DATA:
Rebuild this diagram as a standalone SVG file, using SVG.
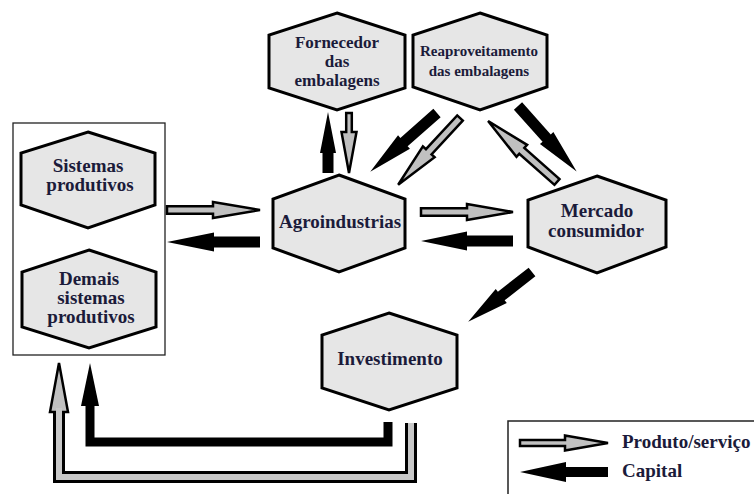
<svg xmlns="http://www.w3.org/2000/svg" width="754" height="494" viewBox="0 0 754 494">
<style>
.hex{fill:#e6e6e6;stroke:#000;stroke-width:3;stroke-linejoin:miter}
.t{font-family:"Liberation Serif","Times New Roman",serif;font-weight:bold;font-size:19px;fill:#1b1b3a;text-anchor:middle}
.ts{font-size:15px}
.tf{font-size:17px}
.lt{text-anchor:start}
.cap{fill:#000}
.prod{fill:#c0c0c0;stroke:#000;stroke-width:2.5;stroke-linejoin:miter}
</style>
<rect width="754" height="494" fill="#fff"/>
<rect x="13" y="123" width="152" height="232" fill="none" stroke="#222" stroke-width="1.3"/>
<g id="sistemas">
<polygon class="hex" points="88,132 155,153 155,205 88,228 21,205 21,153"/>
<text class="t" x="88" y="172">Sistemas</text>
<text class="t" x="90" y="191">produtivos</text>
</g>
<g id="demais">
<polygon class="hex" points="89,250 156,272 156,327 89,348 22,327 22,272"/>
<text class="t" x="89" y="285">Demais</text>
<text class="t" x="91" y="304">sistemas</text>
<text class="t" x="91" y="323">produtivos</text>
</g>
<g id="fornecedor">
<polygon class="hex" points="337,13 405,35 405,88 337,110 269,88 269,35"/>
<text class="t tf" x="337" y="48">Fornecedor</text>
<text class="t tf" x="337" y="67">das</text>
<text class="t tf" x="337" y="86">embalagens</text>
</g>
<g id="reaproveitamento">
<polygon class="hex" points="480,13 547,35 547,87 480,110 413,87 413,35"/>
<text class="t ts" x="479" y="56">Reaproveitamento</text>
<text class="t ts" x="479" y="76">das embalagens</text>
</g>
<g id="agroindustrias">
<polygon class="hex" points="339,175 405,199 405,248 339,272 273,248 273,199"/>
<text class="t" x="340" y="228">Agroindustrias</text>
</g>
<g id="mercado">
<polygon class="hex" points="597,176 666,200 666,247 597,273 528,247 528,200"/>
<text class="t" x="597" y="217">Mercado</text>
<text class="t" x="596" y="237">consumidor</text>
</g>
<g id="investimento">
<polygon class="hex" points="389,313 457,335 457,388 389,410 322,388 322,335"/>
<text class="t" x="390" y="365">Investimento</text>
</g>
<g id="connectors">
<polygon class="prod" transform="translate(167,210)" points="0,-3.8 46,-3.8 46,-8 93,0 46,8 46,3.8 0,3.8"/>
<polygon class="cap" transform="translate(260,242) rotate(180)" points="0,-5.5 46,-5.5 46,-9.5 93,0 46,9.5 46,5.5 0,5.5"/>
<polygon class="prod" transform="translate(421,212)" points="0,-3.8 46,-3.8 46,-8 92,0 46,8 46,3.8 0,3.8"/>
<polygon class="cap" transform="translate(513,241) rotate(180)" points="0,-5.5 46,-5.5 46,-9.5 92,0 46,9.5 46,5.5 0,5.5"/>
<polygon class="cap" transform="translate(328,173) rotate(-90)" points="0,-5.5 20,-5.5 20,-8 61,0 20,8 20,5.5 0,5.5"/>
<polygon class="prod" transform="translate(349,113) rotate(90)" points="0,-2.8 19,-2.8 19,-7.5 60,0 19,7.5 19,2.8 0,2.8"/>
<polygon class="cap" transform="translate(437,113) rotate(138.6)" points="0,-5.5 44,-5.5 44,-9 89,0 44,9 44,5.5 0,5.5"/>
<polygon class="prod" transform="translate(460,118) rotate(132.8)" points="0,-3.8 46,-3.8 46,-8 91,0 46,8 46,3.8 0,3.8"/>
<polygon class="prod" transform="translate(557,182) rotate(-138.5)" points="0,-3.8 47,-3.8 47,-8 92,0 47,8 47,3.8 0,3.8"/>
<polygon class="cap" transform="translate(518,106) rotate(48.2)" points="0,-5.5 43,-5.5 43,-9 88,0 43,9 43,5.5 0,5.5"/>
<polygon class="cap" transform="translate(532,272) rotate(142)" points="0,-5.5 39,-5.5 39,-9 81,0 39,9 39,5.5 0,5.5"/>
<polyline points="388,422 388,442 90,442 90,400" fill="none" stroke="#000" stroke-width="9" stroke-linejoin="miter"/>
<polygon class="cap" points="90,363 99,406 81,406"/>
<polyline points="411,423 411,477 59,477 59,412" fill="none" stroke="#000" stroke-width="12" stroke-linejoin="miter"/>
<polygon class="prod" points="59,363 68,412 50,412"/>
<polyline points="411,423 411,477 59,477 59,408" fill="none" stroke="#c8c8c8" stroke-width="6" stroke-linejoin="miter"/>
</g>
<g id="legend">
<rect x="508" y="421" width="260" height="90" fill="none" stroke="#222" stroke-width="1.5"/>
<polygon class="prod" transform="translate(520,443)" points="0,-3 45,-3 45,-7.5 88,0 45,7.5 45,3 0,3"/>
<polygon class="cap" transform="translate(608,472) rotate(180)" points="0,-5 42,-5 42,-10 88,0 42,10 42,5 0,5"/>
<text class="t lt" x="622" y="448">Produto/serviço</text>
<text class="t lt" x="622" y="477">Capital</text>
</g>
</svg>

STATED GOAL: Return all of the data exactly as written, and drop the pictures.

EXERCISE OUTPUT:
Rebuild this diagram as a standalone SVG file, using SVG.
<svg xmlns="http://www.w3.org/2000/svg" width="754" height="494" viewBox="0 0 754 494">
<style>
.hex{fill:#e6e6e6;stroke:#000;stroke-width:3;stroke-linejoin:miter}
.t{font-family:"Liberation Serif","Times New Roman",serif;font-weight:bold;font-size:19px;fill:#1b1b3a;text-anchor:middle}
.ts{font-size:15px}
.tf{font-size:17px}
.lt{text-anchor:start}
.cap{fill:#000}
.prod{fill:#c0c0c0;stroke:#000;stroke-width:2.5;stroke-linejoin:miter}
</style>
<rect width="754" height="494" fill="#fff"/>
<rect x="13" y="123" width="152" height="232" fill="none" stroke="#222" stroke-width="1.3"/>
<g id="sistemas">
<polygon class="hex" points="88,132 155,153 155,205 88,228 21,205 21,153"/>
<text class="t" x="88" y="172">Sistemas</text>
<text class="t" x="90" y="191">produtivos</text>
</g>
<g id="demais">
<polygon class="hex" points="89,250 156,272 156,327 89,348 22,327 22,272"/>
<text class="t" x="89" y="285">Demais</text>
<text class="t" x="91" y="304">sistemas</text>
<text class="t" x="91" y="323">produtivos</text>
</g>
<g id="fornecedor">
<polygon class="hex" points="337,13 405,35 405,88 337,110 269,88 269,35"/>
<text class="t tf" x="337" y="48">Fornecedor</text>
<text class="t tf" x="337" y="67">das</text>
<text class="t tf" x="337" y="86">embalagens</text>
</g>
<g id="reaproveitamento">
<polygon class="hex" points="480,13 547,35 547,87 480,110 413,87 413,35"/>
<text class="t ts" x="479" y="56">Reaproveitamento</text>
<text class="t ts" x="479" y="76">das embalagens</text>
</g>
<g id="agroindustrias">
<polygon class="hex" points="339,175 405,199 405,248 339,272 273,248 273,199"/>
<text class="t" x="340" y="228">Agroindustrias</text>
</g>
<g id="mercado">
<polygon class="hex" points="597,176 666,200 666,247 597,273 528,247 528,200"/>
<text class="t" x="597" y="217">Mercado</text>
<text class="t" x="596" y="237">consumidor</text>
</g>
<g id="investimento">
<polygon class="hex" points="389,313 457,335 457,388 389,410 322,388 322,335"/>
<text class="t" x="390" y="365">Investimento</text>
</g>
<g id="connectors">
<polygon class="prod" transform="translate(167,210)" points="0,-3.8 46,-3.8 46,-8 93,0 46,8 46,3.8 0,3.8"/>
<polygon class="cap" transform="translate(260,242) rotate(180)" points="0,-5.5 46,-5.5 46,-9.5 93,0 46,9.5 46,5.5 0,5.5"/>
<polygon class="prod" transform="translate(421,212)" points="0,-3.8 46,-3.8 46,-8 92,0 46,8 46,3.8 0,3.8"/>
<polygon class="cap" transform="translate(513,241) rotate(180)" points="0,-5.5 46,-5.5 46,-9.5 92,0 46,9.5 46,5.5 0,5.5"/>
<polygon class="cap" transform="translate(328,173) rotate(-90)" points="0,-5.5 20,-5.5 20,-8 61,0 20,8 20,5.5 0,5.5"/>
<polygon class="prod" transform="translate(349,113) rotate(90)" points="0,-2.8 19,-2.8 19,-7.5 60,0 19,7.5 19,2.8 0,2.8"/>
<polygon class="cap" transform="translate(437,113) rotate(138.6)" points="0,-5.5 44,-5.5 44,-9 89,0 44,9 44,5.5 0,5.5"/>
<polygon class="prod" transform="translate(460,118) rotate(132.8)" points="0,-3.8 46,-3.8 46,-8 91,0 46,8 46,3.8 0,3.8"/>
<polygon class="prod" transform="translate(557,182) rotate(-138.5)" points="0,-3.8 47,-3.8 47,-8 92,0 47,8 47,3.8 0,3.8"/>
<polygon class="cap" transform="translate(518,106) rotate(48.2)" points="0,-5.5 43,-5.5 43,-9 88,0 43,9 43,5.5 0,5.5"/>
<polygon class="cap" transform="translate(532,272) rotate(142)" points="0,-5.5 39,-5.5 39,-9 81,0 39,9 39,5.5 0,5.5"/>
<polyline points="388,422 388,442 90,442 90,400" fill="none" stroke="#000" stroke-width="9" stroke-linejoin="miter"/>
<polygon class="cap" points="90,363 99,406 81,406"/>
<polyline points="411,423 411,477 59,477 59,412" fill="none" stroke="#000" stroke-width="12" stroke-linejoin="miter"/>
<polygon class="prod" points="59,363 68,412 50,412"/>
<polyline points="411,423 411,477 59,477 59,408" fill="none" stroke="#c8c8c8" stroke-width="6" stroke-linejoin="miter"/>
</g>
<g id="legend">
<rect x="508" y="421" width="260" height="90" fill="none" stroke="#222" stroke-width="1.5"/>
<polygon class="prod" transform="translate(520,443)" points="0,-3 45,-3 45,-7.5 88,0 45,7.5 45,3 0,3"/>
<polygon class="cap" transform="translate(608,472) rotate(180)" points="0,-5 42,-5 42,-10 88,0 42,10 42,5 0,5"/>
<text class="t lt" x="622" y="448">Produto/serviço</text>
<text class="t lt" x="622" y="477">Capital</text>
</g>
</svg>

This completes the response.